Richard Lane, StepChange Director of External Affairs and Operating Subsidiaries, said “As a debt charity offering the full range of debt solutions, including insolvency options, we have been concerned for a very long time about what we’ve been seeing in the wider insolvency sector. Sector performance of IVAs is poor compared to our own experience, which suggests that some people are being sold insolvency solutions which are simply not right for their needs. The lack of effective regulation – as highlighted last year in the FCA’s Woolard review – contributes to the problem as poor practice too often goes unresolved.”
“These new proposals would tighten up the system and reduce those risks. While it will be vital that standard-setting, authorisation, monitoring and sanctions are completely independent of the industry, our first reaction is that these are very much steps in the right direction.”
Dr Roger Barker, Director of Policy at the Institute of Directors, said “We welcome plans to simplify and enhance the oversight of the insolvency industry. Although corporate insolvencies remain at relatively low levels, this environment could easily change as firms grapple with renewed restrictions and rising levels of corporate indebtedness.”

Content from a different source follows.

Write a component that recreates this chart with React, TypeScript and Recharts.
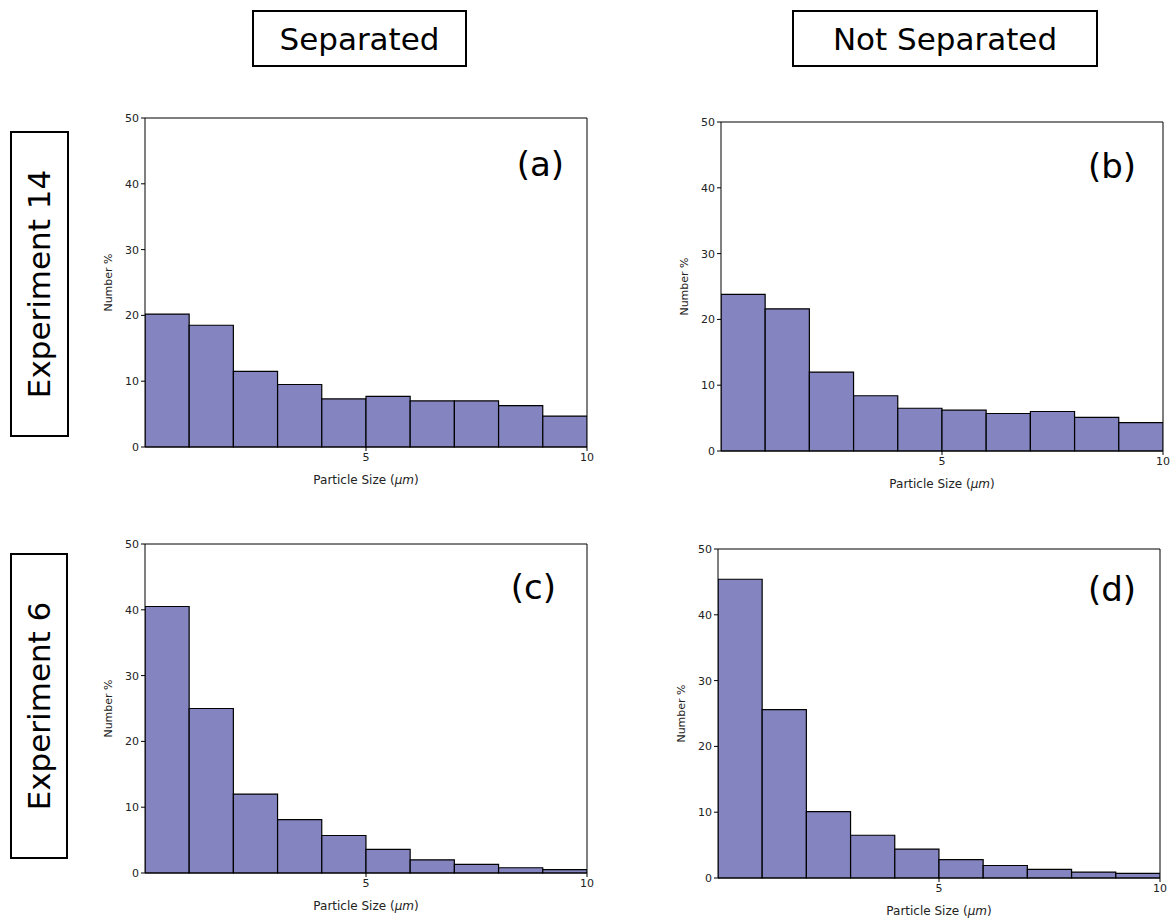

“Insolvency is a process of great sensitivity and consequence for directors. Some insolvency procedures, like pre-pack administrations, can be controversial if they are not implemented with necessary levels of transparency and justification. The whole system depends on high standards of conduct, integrity and fairness being demonstrated by insolvency practitioners.”
“It is an opportune moment, therefore, to bring the current insolvency framework up-to-date and ensure that appropriate levels of accountability are defined for insolvency firms.”